Requirements – In the records below, find the line containing "Write the matplotlib code for this chart." and the line containing "from matplotlib.ticker import". Give again exactly those lines and every line between them, omitting the pictures.

Raw data –
_ _ _ _

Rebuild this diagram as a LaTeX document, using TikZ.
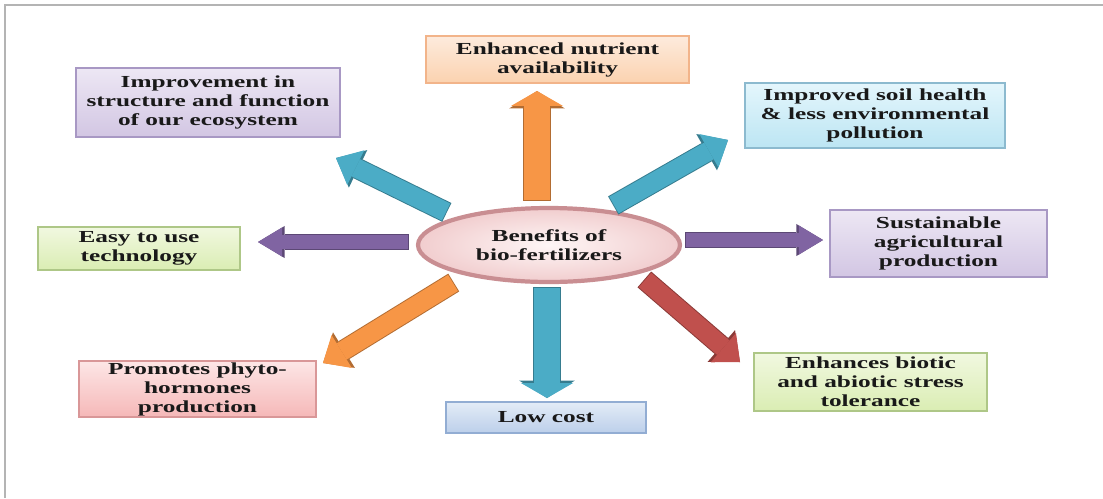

_ _ _ _

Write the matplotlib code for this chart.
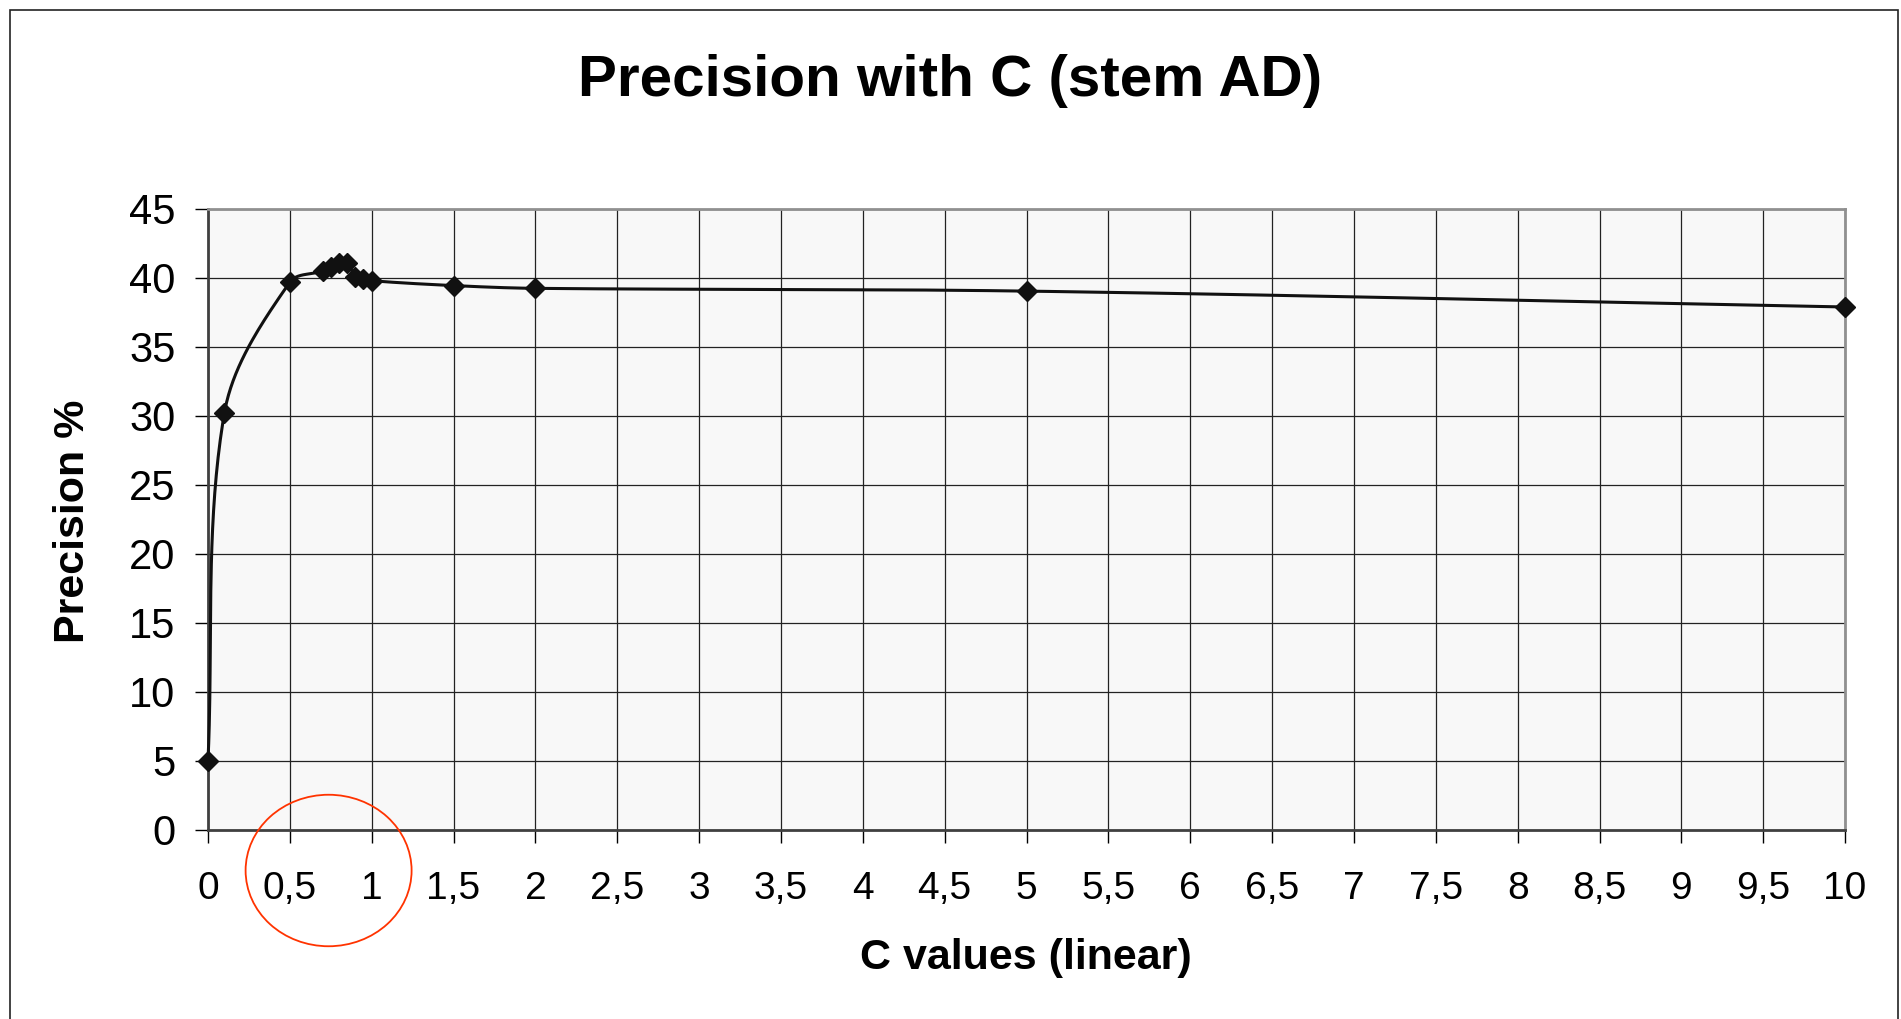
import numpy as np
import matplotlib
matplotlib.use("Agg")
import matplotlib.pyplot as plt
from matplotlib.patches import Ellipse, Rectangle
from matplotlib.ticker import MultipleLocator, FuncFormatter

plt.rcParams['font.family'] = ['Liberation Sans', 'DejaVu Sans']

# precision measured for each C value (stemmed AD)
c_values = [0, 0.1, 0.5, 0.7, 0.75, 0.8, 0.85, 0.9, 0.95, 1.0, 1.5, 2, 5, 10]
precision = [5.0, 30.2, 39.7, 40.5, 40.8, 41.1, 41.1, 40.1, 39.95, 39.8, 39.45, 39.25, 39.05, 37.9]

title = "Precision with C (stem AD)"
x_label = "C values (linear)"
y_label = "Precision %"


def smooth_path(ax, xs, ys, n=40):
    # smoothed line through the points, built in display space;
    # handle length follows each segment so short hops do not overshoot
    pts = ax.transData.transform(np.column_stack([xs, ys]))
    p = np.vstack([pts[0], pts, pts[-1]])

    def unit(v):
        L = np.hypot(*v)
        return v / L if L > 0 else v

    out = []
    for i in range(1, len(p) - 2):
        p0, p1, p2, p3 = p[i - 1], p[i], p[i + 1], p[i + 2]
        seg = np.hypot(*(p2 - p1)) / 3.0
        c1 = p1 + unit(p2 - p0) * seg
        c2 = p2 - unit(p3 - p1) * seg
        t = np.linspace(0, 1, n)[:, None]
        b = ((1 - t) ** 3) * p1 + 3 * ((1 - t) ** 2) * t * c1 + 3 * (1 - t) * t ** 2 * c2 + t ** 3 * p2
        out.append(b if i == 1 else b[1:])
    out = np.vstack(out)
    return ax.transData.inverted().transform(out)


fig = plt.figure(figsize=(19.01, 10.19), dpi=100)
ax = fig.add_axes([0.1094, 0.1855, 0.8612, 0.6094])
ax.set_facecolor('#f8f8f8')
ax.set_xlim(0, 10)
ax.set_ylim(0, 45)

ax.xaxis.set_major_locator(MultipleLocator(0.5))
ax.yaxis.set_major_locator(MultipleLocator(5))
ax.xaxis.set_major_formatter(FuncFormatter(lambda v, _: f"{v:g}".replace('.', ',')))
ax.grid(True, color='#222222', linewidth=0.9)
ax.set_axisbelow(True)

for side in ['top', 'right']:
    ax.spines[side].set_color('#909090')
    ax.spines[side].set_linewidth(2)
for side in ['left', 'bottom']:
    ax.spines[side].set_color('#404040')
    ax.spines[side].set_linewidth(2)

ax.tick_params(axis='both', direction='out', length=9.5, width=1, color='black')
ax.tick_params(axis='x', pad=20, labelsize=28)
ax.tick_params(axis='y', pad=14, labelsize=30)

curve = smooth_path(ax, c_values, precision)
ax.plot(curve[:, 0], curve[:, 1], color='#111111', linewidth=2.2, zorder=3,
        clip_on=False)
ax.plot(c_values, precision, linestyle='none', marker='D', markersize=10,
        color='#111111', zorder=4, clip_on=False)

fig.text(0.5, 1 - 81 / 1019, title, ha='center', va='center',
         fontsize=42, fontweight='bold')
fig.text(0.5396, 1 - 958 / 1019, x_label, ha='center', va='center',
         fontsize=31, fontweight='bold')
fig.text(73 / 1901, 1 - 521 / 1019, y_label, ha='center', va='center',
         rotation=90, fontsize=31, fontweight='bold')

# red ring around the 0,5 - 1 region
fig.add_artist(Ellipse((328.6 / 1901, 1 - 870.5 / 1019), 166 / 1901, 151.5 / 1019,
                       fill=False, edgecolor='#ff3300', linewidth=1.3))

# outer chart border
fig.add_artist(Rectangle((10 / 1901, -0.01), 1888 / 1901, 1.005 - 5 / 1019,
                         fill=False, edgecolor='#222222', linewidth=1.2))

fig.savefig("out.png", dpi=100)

_ _ _ _

Answer to the problem –
Write the matplotlib code for this chart.
import numpy as np
import matplotlib
matplotlib.use("Agg")
import matplotlib.pyplot as plt
from matplotlib.patches import Ellipse, Rectangle
from matplotlib.ticker import MultipleLocator, FuncFormatter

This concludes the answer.